If I've misunderstood and the goal is just to have a nice development experience then sure, it's not a concern.

The goal is to have a nice developer experience, and to separately continue our efforts to improve performance, so that modules can be used by larger and larger sites in production. Those efforts are orthogonal, so that in the end, you can have a nice developer experience in production.

As for commitment to such a spec, I'd welcome your efforts there; it's not the focus of this repository, or of my work at the moment.

I must admit this sounds a lot like passing the buck on the performance of this browser feature, which was really not what I was hoping to hear.

I work on these things out of my own free time voluntarily between consulting work, but if it really is going to come down to it then in the name of the health of the web if there is something I can do I can certainly look into it.

I guess something like <link rel="preloadmanifest" href="preload.json"> with a signature of { [url: string]: { rel: string, url: string }[] } would work. Any suggestions on where best to take this?

I do believe the two belong together... Why would these two pieces of information be separate? (and besides apparent logic, I'm also thinking on the "nice developer experience" goal...)

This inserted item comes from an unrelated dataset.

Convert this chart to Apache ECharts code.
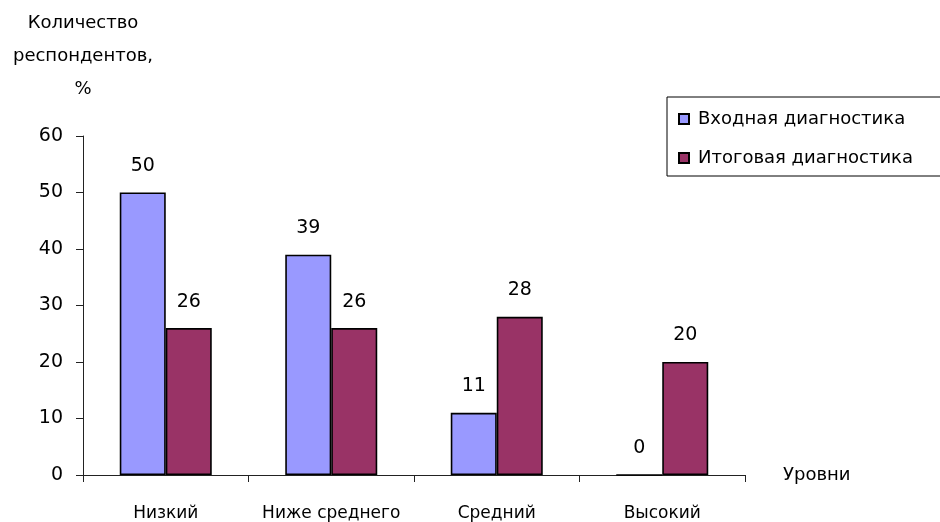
<!DOCTYPE html>
<html>
<head>
<meta charset="utf-8">
<script src="https://cdn.jsdelivr.net/npm/echarts@6/dist/echarts.min.js"></script>
<style>
html,body{margin:0;padding:0;background:#fff;}
#chart{width:940px;height:522px;}
</style>
</head>
<body>
<div id="chart"></div>
<script>
const categories = ['Низкий', 'Ниже среднего', 'Средний', 'Высокий'];
const seriesNames = ['Входная диагностика', 'Итоговая диагностика'];
const inputValues = [50, 39, 11, 0];
const finalValues = [26, 26, 28, 20];
const yTicks = [0, 10, 20, 30, 40, 50, 60];
const yAxisTitle = 'Количество\nреспондентов,\n%';
const xAxisTitle = 'Уровни';

const FONT = 'DejaVu Sans';
const chart = echarts.init(document.getElementById('chart'), null, {renderer: 'canvas'});

const labelCfg = {
  show: true, position: 'top', distance: 17,
  color: '#000', fontFamily: FONT, fontSize: 19
};

chart.setOption({
  animation: false,
  backgroundColor: '#fff',
  textStyle: {fontFamily: FONT},
  grid: {left: 83, right: 195, top: 136, bottom: 47, containLabel: false},
  legend: {
    orient: 'vertical',
    left: 667, top: 97,
    padding: [12, 60, 8, 11],
    itemGap: 19,
    itemWidth: 10, itemHeight: 10,
    icon: 'rect',
    borderColor: '#000', borderWidth: 1,
    textStyle: {color: '#000', fontFamily: FONT, fontSize: 18, lineHeight: 20, padding: [0, 0, 0, 4]},
    data: seriesNames
  },
  xAxis: {
    type: 'category',
    data: categories,
    axisLine: {show: true, lineStyle: {color: '#222', width: 1}},
    axisTick: {show: true, interval: 0, length: 7, lineStyle: {color: '#222'}},
    axisLabel: {interval: 0, color: '#000', fontFamily: FONT, fontSize: 17, margin: 30},
    name: xAxisTitle,
    nameLocation: 'end',
    nameGap: 38,
    nameTextStyle: {color: '#000', fontFamily: FONT, fontSize: 18, align: 'left', verticalAlign: 'middle', padding: [14, 0, 0, 0]}
  },
  yAxis: {
    type: 'value',
    min: yTicks[0], max: yTicks[yTicks.length - 1], interval: 10,
    splitLine: {show: false},
    axisLine: {show: true, lineStyle: {color: '#222', width: 1}},
    axisTick: {show: true, inside: false, length: 7, lineStyle: {color: '#222'}},
    axisLabel: {color: '#000', fontFamily: FONT, fontSize: 19, margin: 20},
    name: yAxisTitle,
    nameLocation: 'end',
    nameGap: 30,
    nameTextStyle: {color: '#000', fontFamily: FONT, fontSize: 18, lineHeight: 33, align: 'center', verticalAlign: 'bottom'}
  },
  series: [
    {
      name: seriesNames[0], type: 'bar', data: inputValues,
      barWidth: 46, barGap: '0%',
      itemStyle: {color: '#9999FF', borderColor: '#000', borderWidth: 1.6},
      label: labelCfg
    },
    {
      name: seriesNames[1], type: 'bar', data: finalValues,
      barWidth: 46, barGap: '0%',
      itemStyle: {color: '#993366', borderColor: '#000', borderWidth: 1.6},
      label: labelCfg
    }
  ]
});
</script>
</body>
</html>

So, if the dependency graph belongs in the said webpackage spec, should the package name map belong there as well?

As the proposal has changed a lot, I am triaging old issues. I think even with new proposal, the conclusions here still apply. Namely, that this thread is requesting a separate feature, which is not our focus as part of the import maps proposal.

As noted in https://github.com/domenic/import-maps#supplying-out-of-band-metadata-for-each-module, the new proposal is tentatively a bit more connected to the idea of a "module manifest" than the previous one. But, I still lean toward that being a separate proposal, that should not be entangled into this one, for the reasons listed there.